To meet its rising food demand, China would need to expand its pastures and cropland by an additional 25M ha by 2050, according to the study, generating an additional 100 tonnes of CO₂ emissions annually.

“Assessing the impacts of future food demand requires comprehensive analyses of China’s agricultural sector,” the study’s lead author Hao Zhao, a researcher at Beijing’s Chinese Academy of Sciences, said.

The study also looked at how trade relations have to shift in order meet China’s rising food needs.

“If we want to track how that impacts on the global environment, more complex models are needed because we have to look at China’s trade with other countries,” Hao, who represents the Integrated Biospheres Future (IBF) Research Group, added.

The study said that despite China’s aspirations to be self-sufficient in food, it was struggling to meet its demands domestically, and this was where trade stepped in.

For example, China has been largely reliant on imports of US soyabeans, according to the report.

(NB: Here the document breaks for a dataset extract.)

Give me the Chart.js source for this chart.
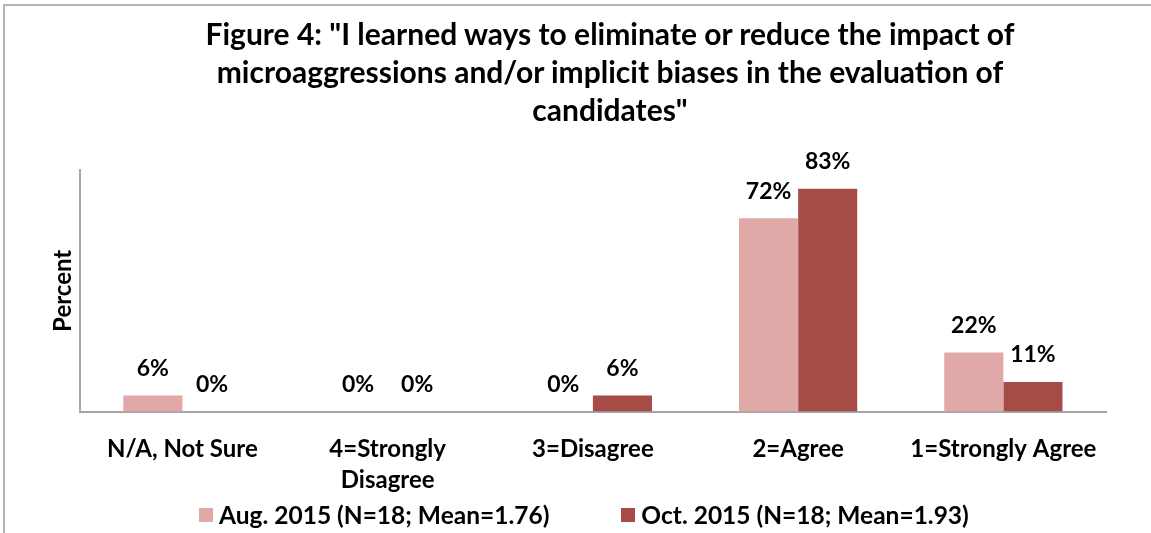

However, the study projected that patterns of bilateral trade would change, and China was expected to import 66M tonnes of soyabeans from Brazil in 2050.

“It is clear that China’s rising demand for agricultural products poses a challenge for the world. If we want to achieve the UN Sustainable Development Goals that have been mapped out, policies promoting sustainable consumption and production need to be further pursued in China,” the study’s co-author Petr Havlik, who leads the IIASA’s IBF Research Group, said.

“We need appropriate trade agreements too. China needs to import from countries with higher resource use efficiency and, at the same time, be wary of resource exploitation,” Havlik added.

China had currently adopted “moderate imports” as part of its official strategy on food security, the report said.

It had also set a target to build another 66.7M ha of “high-standard farmland” by 2022, to be used for large-scale mechanical farming to increase yields, Eco-Business wrote.

China-based agricultural analyst Zhang Xin, told Eco-Business that many countries, including Russia and Ukraine, had recently imposed strong restrictions on food exports sparking concerns about food security within China.

“There is now urgency to do more to move towards a more efficient and modern farmland management system,” he said.